Esta lógica extendida demanda una ética de la medida. La transición definitoria opera en la tensión de lo exacto. No se conforma con un equilibrio abstracto, sino que busca el grado justo de intensidad que se puede sostener sin caer ni en la escasez ni en la saturación. Cada borde mal ponderado, cada mutación insustancial, se puede propagar como una distorsión en cadena. Eliminar lo superfluo libera espacio a las diferencias que realmente importan. Ensamblar así, como una sucesión de elecciones precisas, sumadas, produce una estructura de gran alcance.

Pero la exactitud no es lo único que puede ayudar a la definición. Algunos umbrales alojan una singularidad que no se deja reducir al mero cálculo. Son puntos en los que un acento mínimo produce un desplazamiento desproporcionado en la comprensión, donde un solo matiz altera notoriamente la lectura del conjunto. No se trata de detectar aspectos ornamentales, sino de localizar pequeñas heridas en el código de interpretación que revelan su carácter accidental. El enigma de la transición, entonces, no es un mecanismo deducible, sino una máquina sensible a las posibles resonancias. Cada límite puede introducir, además de orden, una extrañeza que obliga a revisar los criterios de interpretación. Reconocer ese componente imprevisto no debilita la certeza, puede provocar una sutil claridad.

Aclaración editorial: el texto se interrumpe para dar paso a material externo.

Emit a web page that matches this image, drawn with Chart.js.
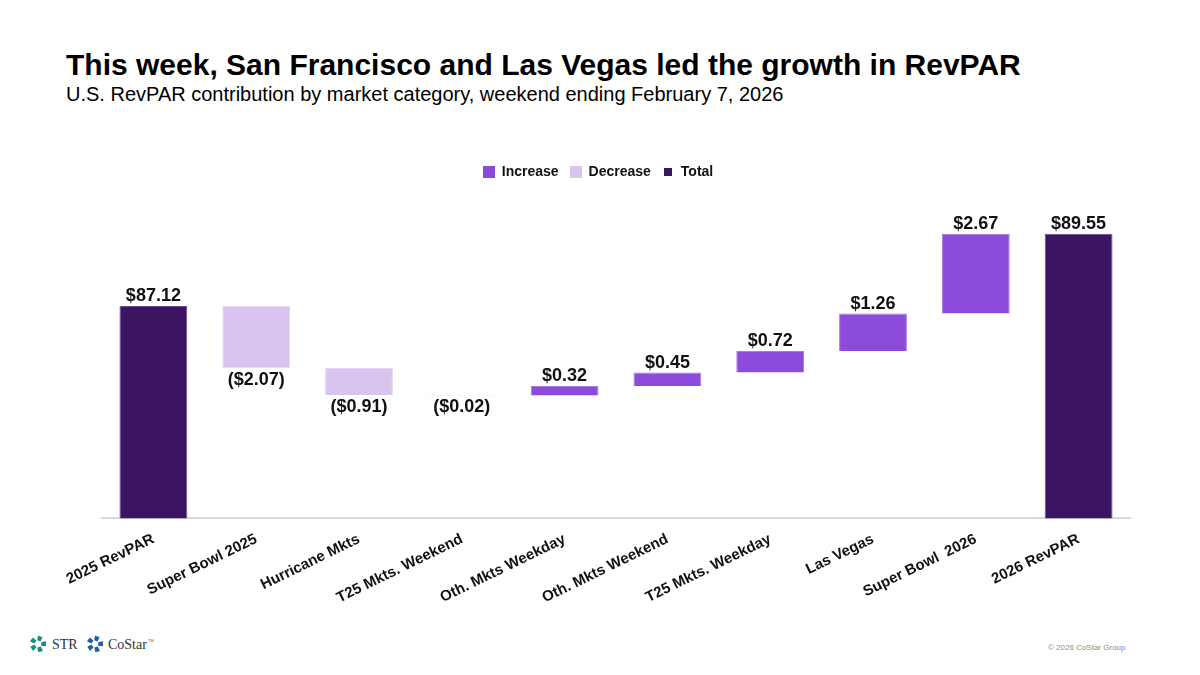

Entender la realidad como un tejido de decisiones discretas, graduales y a la vez inalterables puede determinar de qué manera algo llega a ser. Nada sucede realmente sin haber atravesado un sistema filtrado de afinaciones sucesivas. Lo que parece asentarse con naturalidad suele ser el resultado de una larga operación de ajuste en la que se han ido ensayando combinaciones, intensidades y renuncias hasta hallar ese punto en el que la transformación deja de reclamar atención, pero sigue sosteniendo con firmeza el desafío de la más exigente comprensión.

La verdadera hondura puede que resida en mostrar que la forma depende menos de los volúmenes estables que del delicado patrón de su fragmentación. Cada umbral articulado con lucidez y acierto amplía el campo de las posibilidades. Lo que no se ve sí cuenta.